…and how they came to be made.
This year, the 50th anniversary of the Stonewall Riots, I traveled from Portland OR to New York to celebrate. In addition to my Gay Liberation Front t-shirt, I brought two homemade armbands with me, with pink triangles and Jewish stars, in order to make a statement about anti-Semitism. At two recent Dyke Marches, one in Chicago and one in Washington DC, the organizers banned the Jewish star. They said it represented the state of Israel, because it is on the Israeli flag, and they were pro-Palestinian.
This infuriated me. The six-pointed star has represented Judaism since at least the 11th Century, and possibly since the 3rd Century. So I said I would make two armbands, one for myself and the second for Jason, another Gay Liberation Front member.
I’m no seamstress, however, and I was rushing around desperately trying to finish the assignments on my day job and get ready for the trip. I didn’t even have time to go to Goodwill and find some shmattas of the right colors that could be cut up for the purpose. My neighbor Sarah came to the rescue. She sent one of her children over with bits of cloth, and then brought her portable sewing machine. I drew the patterns and cut the fabric, and she sewed them together.

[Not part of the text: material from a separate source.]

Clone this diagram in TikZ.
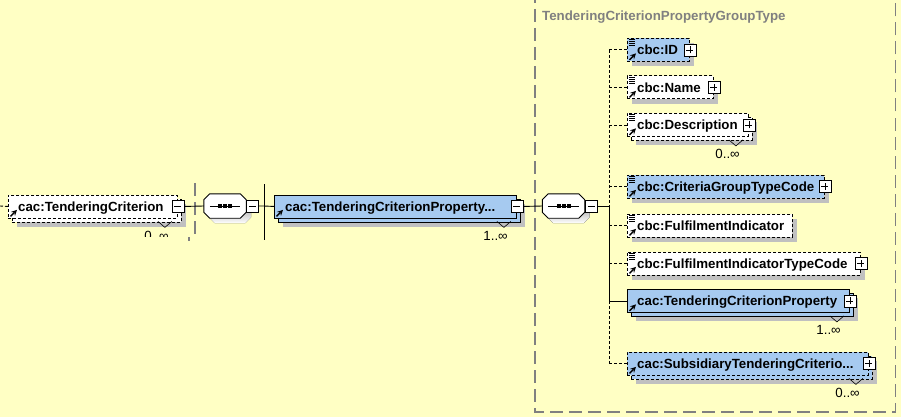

Now here’s the back story: when Sylvia and I moved into our house in Portland in 2005, Sarah and Don lived next door. They are Pentecostal Christians. We got to know them slowly. We shared gardening together. Don, an architect, designed our chicken coop, and he and Sarah’s father built it. We shared chicken care. One time Sarah and I discussed sensitive issues. She believed that God created the universe about 6,000-10,000 years ago. I said I go with the astronomers, about 13 billion years ago. “But what do I know?” I added. “I wasn’t there at the time.”
In 2010 Sylvia and I were hit by a car while crossing the street, and were fortunate enough to only sustain broken arms. We couldn’t cook, clean, drive to the grocery, or do any of our usual chores. Don and Sarah came to our aid—bringing food, showing up every day to help.
In 2013, when we had a party to celebrate our 15th wedding anniversary, our neighbors came to celebrate with us.
They now have four children—t o daughters age 11 and 10, two sons age 7 and16 months. After the Trump election, Sarah was horrified about what the new level of racism meant for her younger daughter (an adopted Ethiopian), and asked me to teach the girls self-defense. I also taught Sarah and Don. During Sarah’s last pregnancy, which was very difficult, I cooked meals for the family at least once a week.
These days we have a routine of Sunday dinners together. At the beginning of the meal, Sylvia will sing the blessing in Hebrew, or else Don will say grace, a thank you to Jesus. At the end of the meal, I will recite the thank-you prayer in Arabic, which I learned while staying with a Muslim family in Indonesia.
At some point during the course of this friendship, some of our gay friends told us we couldn’t be friends with people like this—that fundamentalist Christians are our enemies. Last year I told Sarah about this. She said she’d heard the same thing from some of her people—that she couldn’t be friends with those lesbians, and that we were bad influences. We smiled at each other.
At one time I told Sarah that I don’t care what people say they believe in, I care what they actually do. And it seems to me that what Sarah and Don and their children do, not just with us but with respect to all the people in our little neighborhood, is to follow the dictum, love thy neighbor.